Chisa Hutchinson’s slight play benefits from Joniece Abbott-Pratt’s superb performance.

Joniece Abbott-Pratt and Lolita Foster in <i>Alondra Was Here</i>
Joniece Abbott-Pratt and Lolita Foster in Alondra Was Here
(© Anton Nickel)

A man and a woman, originally strangers, come together in a futuristic society where people mysteriously disappear. Will their love survive? Will good triumph over evil? No, you’re not reading the plot synopsis of Will Smith’s latest movie. Still, one wonders if Chisa Hutchinson’s new play, Alondra Was Here, now at The Wild Project, might fare better on the big screen.

Unquestionably CGI effects would add a touch of grandeur to a slim story that could be told on stage in far less than 95 minutes. For example, Hutchinson takes far too long in letting us know what happened on the night after street-smart Alondra (the excellent Lolita Foster) and her bookish, talkative sister Anise (Joniece Abbott-Pratt) try to get revenge on a local politician. They have dressed up like the many prostitutes he has previously picked up, and it is clear that Alondra has more in her purse than a compact.

She also draws out the budding romance between Anise and soulful loner Dusty (Rey Lucas), who first takes pity on her when she is lying in the street, bedraggled and drenched in her own urine. While it is inevitable these two will hook up, when they finally do, the result is hardly hearts and flowers. Their first kiss quickly evolves into just one more instance of simulated raw sex, fearlessly staged here by director Jade King Carroll. The relationship does turn much more tender — although Hutchinson does earn props for the unusual way Anise makes Dusty prove the depth of his feelings.

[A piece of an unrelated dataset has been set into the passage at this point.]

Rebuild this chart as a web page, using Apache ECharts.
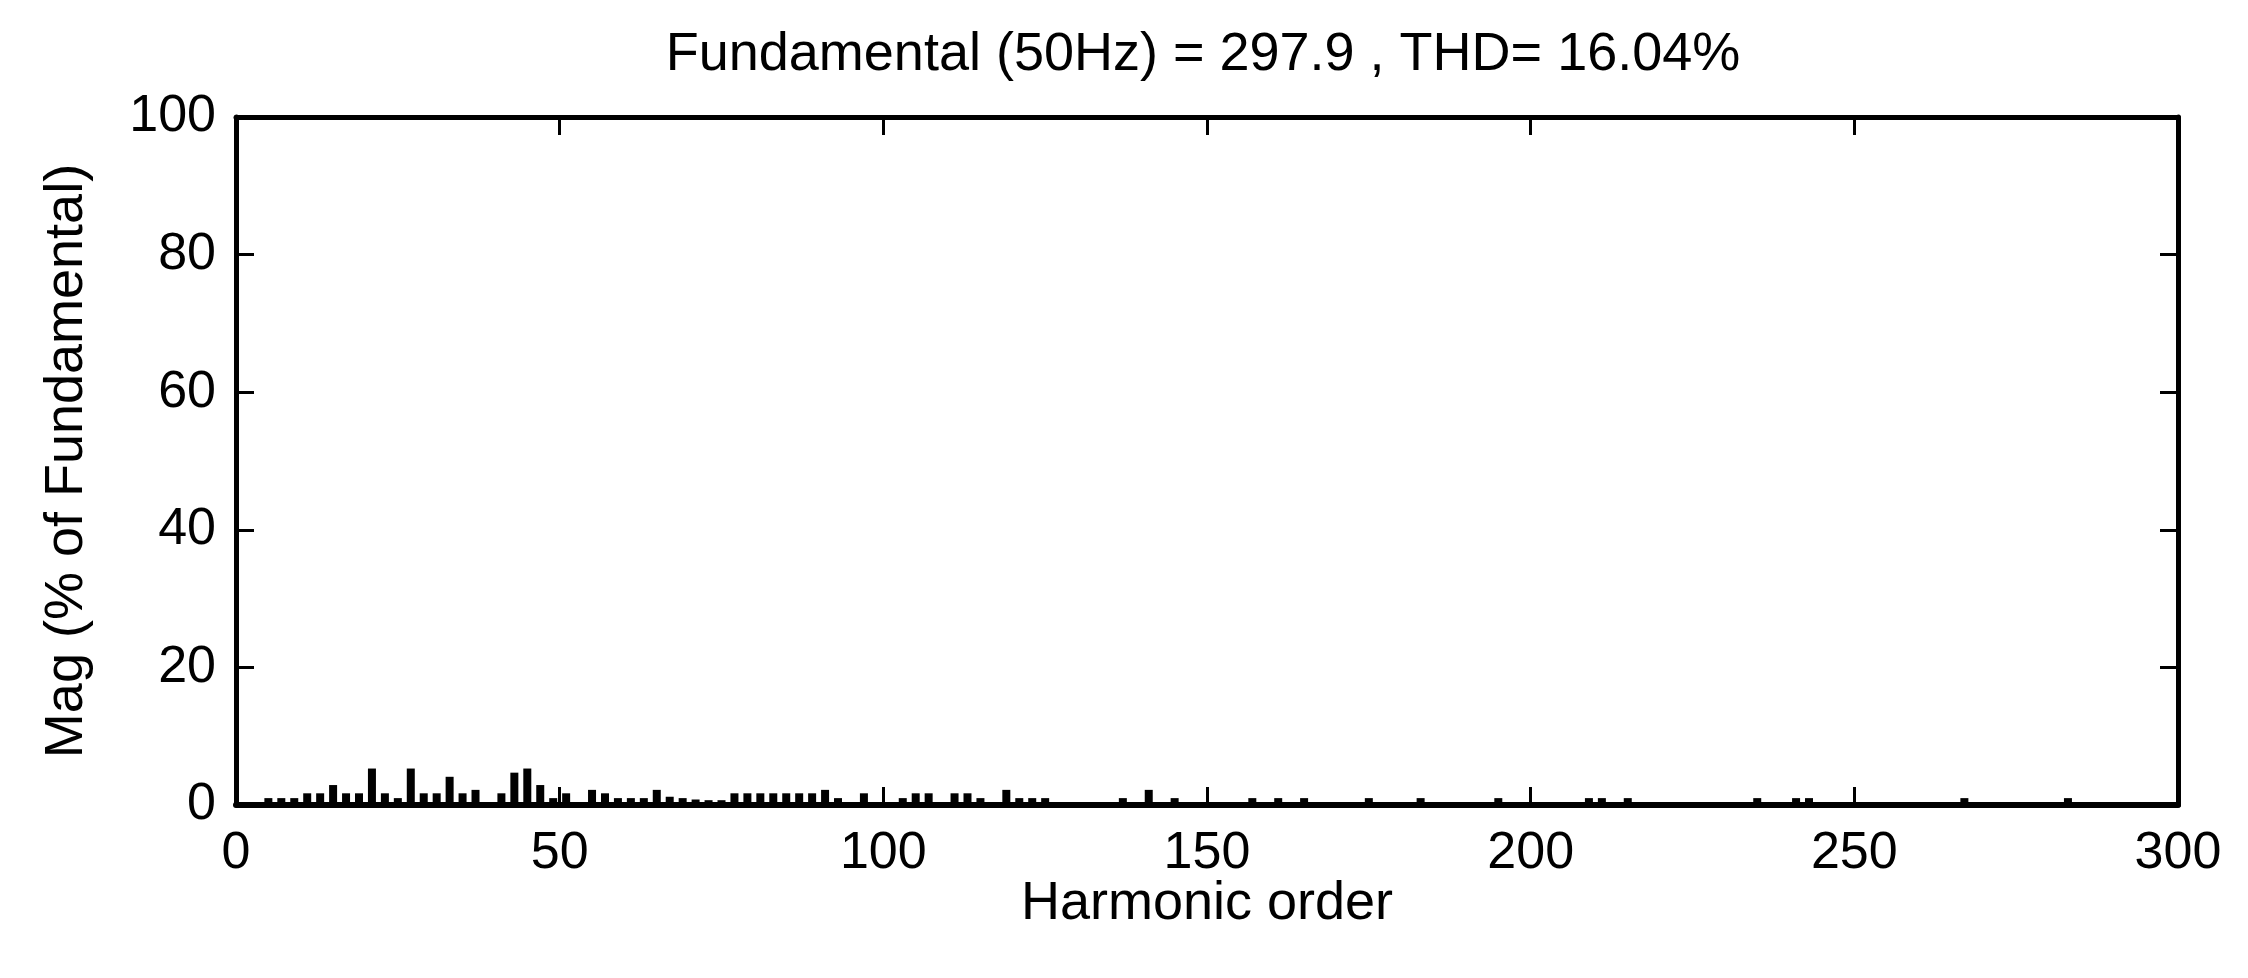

The playwright has also created a number of intriguing, mysterious interludes that take place on James Hunting’s graffiti-covered playground set. But even the particularly memorable ones — such as when three creepy grey-suited men appear as ice-cream peddlers — ultimately feel like filler.

The most compelling reason to see this uneven work, however, is Abbott-Pratt’s performance. She believably transforms Anise from a damaged if intelligent young woman to a fearless warrior who will stop at nothing to accomplish her goals. And she makes the audience care about every second of this journey. The actress generates believable chemistry with Lucas, who makes the most out of a fairly two-dimensional part.

It is likely that a day or two after seeing Alondra Was Here you might not remember much of the play. Nonetheless, I bet you won’t forget how Abbott-Pratt touched your heart.